Perhaps one way to deal with the graphic novel problem and open the non-fiction area up a little would be to create a category for visual work in print: open to sf art books, and to sf comics -- or even perhaps to such highly visual fanzines or quasi-fanzines as Rob Hansen's Starfan, or Jake Tilson's early-80s Cipher (something from the artist's-books field of fine art which deserved wider knowledge). Then "non-fiction" could be left for written work.

RULES AND BARRIERS

And so, with the letter of the law, we get back to Interzone again. I quote the (1987 version again, sorry) rule in full:

Best Semiprozine: Any generally available non-professionalpublication devoted to science fiction or fantasy which has published four (4) or more issues, at least one of which appeared in the previous calendar year, and which in the previous calendar year met at least two (2) of the following criteria: (1) had an average press run of at least one thousand (1000) copies per issue; (2) paid its contributors and/or staff in other than copies of the publication; (3) provided at least half the income of any one person; (4) had at least fifteen percent (15%) of its total space occupied by advertising; or (5) announced itself to be a semiprozine.
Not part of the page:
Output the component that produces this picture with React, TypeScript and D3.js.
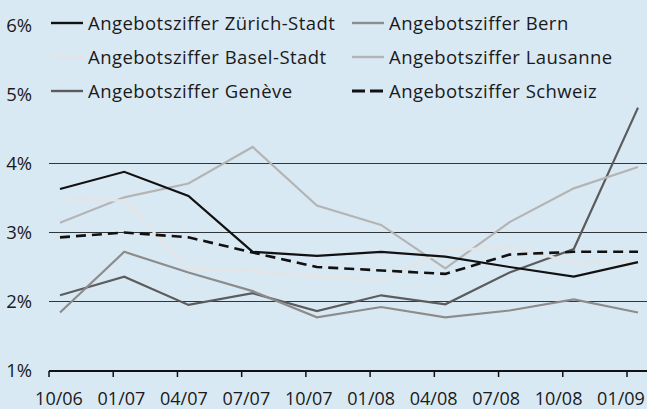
import React from "react";
import * as d3 from "d3";

const periods = ["10/06", "01/07", "04/07", "07/07", "10/07", "01/08", "04/08", "07/08", "10/08", "01/09"];
const yTicks = [1, 2, 3, 4, 5, 6];
const gridValues = [2, 3, 4];

const zuerich = [3.63, 3.88, 3.53, 2.72, 2.66, 2.72, 2.65, 2.5, 2.36, 2.57];
const bern = [1.84, 2.72, 2.42, 2.15, 1.77, 1.92, 1.77, 1.87, 2.03, 1.84];
const basel = [3.5, 3.46, 2.47, 2.44, 2.37, 2.31, 2.74, 2.79, 2.57, 2.56];
const lausanne = [3.14, 3.51, 3.71, 4.24, 3.39, 3.11, 2.48, 3.15, 3.64, 3.95];
const geneve = [2.09, 2.36, 1.95, 2.12, 1.86, 2.09, 1.96, 2.42, 2.76, 4.81];
const schweiz = [2.93, 3.0, 2.93, 2.71, 2.5, 2.45, 2.4, 2.68, 2.72, 2.72];

const seriesNames = [
  "Angebotsziffer Zürich-Stadt",
  "Angebotsziffer Bern",
  "Angebotsziffer Basel-Stadt",
  "Angebotsziffer Lausanne",
  "Angebotsziffer Genève",
  "Angebotsziffer Schweiz",
];

const W = 647;
const H = 409;
const FONT = "'Open Sans', sans-serif";

export default function App() {
  const series = [
    { name: seriesNames[4], values: geneve, color: "#5c5c5c", width: 2.2, dash: null, col: 0, row: 2 },
    { name: seriesNames[1], values: bern, color: "#8c8c8c", width: 2.2, dash: null, col: 1, row: 0 },
    { name: seriesNames[3], values: lausanne, color: "#b4b4b4", width: 2.2, dash: null, col: 1, row: 1 },
    { name: seriesNames[2], values: basel, color: "#e4e4e4", width: 2.4, dash: null, col: 0, row: 1 },
    { name: seriesNames[0], values: zuerich, color: "#111111", width: 2.2, dash: null, col: 0, row: 0 },
    { name: seriesNames[5], values: schweiz, color: "#111111", width: 2.6, dash: "10,6", col: 1, row: 2 },
  ];

  const y = d3.scaleLinear().domain([1, 6]).range([370.5, 25.5]);
  const xData = d3.scalePoint<string>().domain(periods).range([60, 638]);
  const xTick = d3.scalePoint<string>().domain(periods).range([49, 627]);
  const xLabel = d3.scalePoint<string>().domain(periods).range([59, 621]);

  const line = d3
    .line<number>()
    .x((_, i) => xData(periods[i]) as number)
    .y((v) => y(v));

  const legendCols = [51, 352];
  const legendRows = [23, 57, 91];

  return (
    <svg
      width={W}
      height={H}
      style={{ position: "absolute", left: 0, top: 0, display: "block" }}
      fontFamily={FONT}
    >
      <rect x={0} y={0} width={W} height={H} fill="#d9e9f4" />
      {gridValues.map((g) => (
        <line key={g} x1={49} x2={W} y1={y(g)} y2={y(g)} stroke="#30363b" strokeWidth={1.2} />
      ))}
      {yTicks.map((t) => (
        <text key={t} x={32} y={y(t) + 6.5} textAnchor="end" fontSize={18.5} fill="#1a1a1a">
          {t}%
        </text>
      ))}
      <line x1={49} x2={W} y1={371} y2={371} stroke="#111" strokeWidth={2} />
      {periods.map((p) => (
        <line key={p} x1={xTick(p)} x2={xTick(p)} y1={371} y2={377} stroke="#111" strokeWidth={1.5} />
      ))}
      {periods.map((p) => (
        <text key={p} x={xLabel(p)} y={404.5} textAnchor="middle" fontSize={18} fill="#1a1a1a">
          {p}
        </text>
      ))}
      {series.map((s) => (
        <path
          key={s.name}
          d={line(s.values) || ""}
          fill="none"
          stroke={s.color}
          strokeWidth={s.width}
          strokeDasharray={s.dash || undefined}
          strokeLinejoin="miter"
        />
      ))}
      {series.map((s) => {
        const lx = legendCols[s.col];
        const ly = legendRows[s.row];
        return (
          <g key={"lg" + s.name}>
            <line
              x1={lx}
              x2={lx + 32}
              y1={ly}
              y2={ly}
              stroke={s.color}
              strokeWidth={s.dash ? 3 : 2.4}
              strokeDasharray={s.dash ? "13,5" : undefined}
            />
            <text x={lx + 37} y={ly + 6.8} fontSize={18.5} letterSpacing={0.45} fill="#1a1a1a">
              {s.name}
            </text>
          </g>
        );
      })}
    </svg>
  );
}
Whoosh! Notice, first, that there's no ceiling mentioned here. (It may of course be that one's been introduced later, but if so, why the particular one which may eliminate IZ?) Notice, too, that what look like positive qualifications (all except number 5) are in fact negative ones. They are designed, not to define a positive category, but to keep larger-circulation publications out of the fanzine category without penalising any fan-editor who once in a while accepts a few quid from a local bookshop or convention to defray the print bill. Host people would agree that they have succeeded here: I may not be thrilled by this year's fanzine nominations, but they're ail clearly fanzines.

This is all very well, but in the semiprozine category itself we now have conditions which can easily be met by one whose priority is to play the egoboo game and get a mantelpiece full of rockets, but which will sooner or later form a barrier for any editor whose priority is publishing good work and who does so with some marketing success. A good reviewzine could suffer as easily as IZ. Assuming there is now a ceiling figure, then it must derive from the "best professional editor" category; did the criterion come from the old "professional magazine" category, or was it imposed when the semiprozine category was invented? If the latter, it must surely have been not a ceiling but a floor, designed to stop smaller prozines sweeping the semiprozine awards. If a ceiling has been introduced which has the side-effect of barring worthwhile projects, it should bloody well be disintroduced; if it hasn't, but someone's read one category's rules with reference to another, then someone needs to learn how to read.

As D West says (Performance) the important thing with categories is not where exactly a given zine falls in them, but which way it's pointing. (West's essay* should be required reading for anyone trying to redraft the fan Hugo rules.) The essentially voluntary nature of IZ points at semiprozine, for now, and barring something totally unexpected, it will still be pointing that way in 1990 -- whatever its average print run.

It looks as though we have a set of rules which are constantly tinkered with to prevent the recurrence of whatever has caused concern in the past, and which inadvertently raise anti-common sense barriers against legitimate candidates without ever achieving the tight, logical, unambiguous quality of decent legal drafting. Confusion reigns among fans as to exactly what is eligible for a given category, and good work is lost to the ballot in favour of mediocrity.

WHAT'S IT ALL FOR?

The purpose of the Hugos (all of them) is to allow fans to honour work which they want to honour. Once that fact is allowed to slip from sight, the whole thing becomes decadent and such abuses as ballot-stuffing naturally follow. The categories are there to facilitate the fans' choice, not to restrict it. I can't (and wouldn't want to) make the Worldcon membership this year or next vote Interzone a Hugo, but they should have the opportunity. Eventually it may go "fully pro", but when that happens we will recognise the fact -- and West's analysis of magazine publishing will be more help to us than 1000 copies here or there. A Brief History of Time attracted nominations because fans recognised its relevance; we should not be denied the chance to honour it because it happened to be published in 1988 rather than 1986.

Nominations for both Interzone and Hawking are thoroughly in the spirit of fandom -- far more so than some of the crap non-fiction potboilers which have appeared on ballots over the years. Early fans wanted above all to get sf published and the genre taken seriously outside their own circle. IZ has carried on this work, on damn-all money and a lot of hard labour. And, as Rob Hansen's Then makes clear, they also wanted to raise grass-roots enthusiasm for science - indeed, they got distinctly evangelical about it. Hawking's popular success would surely have delighted them, as would the fannish sod-the-rules spirit which got the book its nominations. And a mass write-in might have those bloody-minded old loonies leaping from their graves and shouting "Hallelujah!"

I make no suggestions, or moral judgments: I merely report the possibilities in the interests of a fully informed fannish public. Do I hell?